REVIEWED BY DAN STUMPF:

   

GORILLA AT LARGE. Panoramic Productions/Fox, 1954. Cameron Mitchell, Anne Bancroft, Lee J. Cobb, Raymond Burr, Lee Marvin, Charlotte Austin, Peter Whitney, Warren Stevens, John Kellogg, Billy Curtis, and John Tannen. Written by Leonard Praskins and Barney Slater. Directed by Harmon Jones.

   If you only see one movie in your entire life, it should be Gorilla at Large. Where else in the known universe will you get a chance to hear tough cop Lee J Cobb snarl, “We’ve got two gorillas around here, and one of them’s a murderer.” Where, I ask you?

   Cobb is only one feature of a surprisingly able cast for what is essentially an inflated B-movie. Raymond Burr radiates menace very nicely as the boss of an elaborate carnival, playing effectively off Anne Bancroft as his wife, who does a trapeze act above the cage of Goliath “the world’s largest Gorilla” who manages to narrowly miss grabbing her at each performance.

   Cameron Mitchell and Charlotte Austin walk through their bland parts as leading man and heroine, and Lee Marvin is wasted as a comic relief dumb cop, but Perter Whitney as a blackmailing carny and John Tannen as a publicity flack with his eye on the main chance ooze a very fitting sleaziness into their under-written roles.

   Come to that, maybe it’s the writing that puts Gorilla at Large. so firmly into B-movie class. The dialogue is flat and obvious when it isn’t memorably bad, the plot is predictable when it’s not implausible, and…

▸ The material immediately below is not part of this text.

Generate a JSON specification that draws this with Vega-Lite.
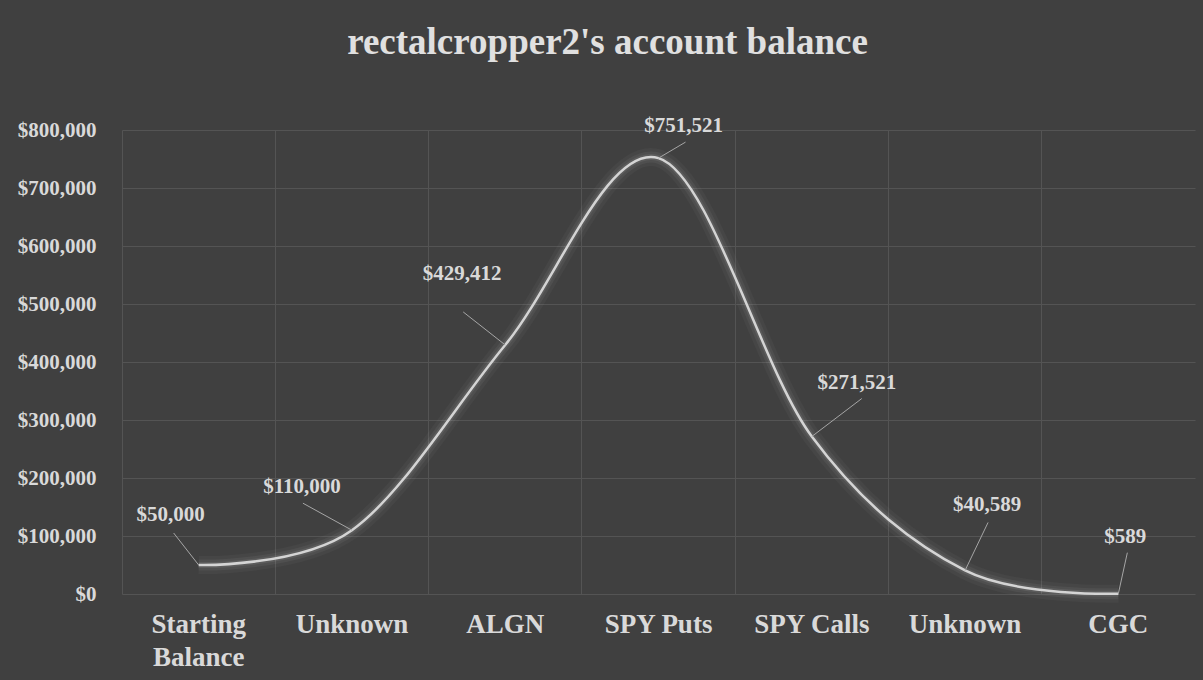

   Oh yeah, the Plot: Burr decides to put Cameron Mitchell in an ape suit to double for Goliath, but someone steals the hirsute suite and goes around killing blackmailing carnies and blaming it on Goliath. Yeah, who’s gonna notice an ape running around the lot? And the concept is not helped at all by the fact that the real ape and the phony are both played by guys in gorilla suits.

   Fortunately, all this arrant nonsense is handled with pace and precision by Harmon Jones, a director who had his moments, and in his sure hands, it’s all really quite enjoyable. And really, if you’re only going to see one movie in your whole life, well, whathehell, it might as well be Gorilla at Large.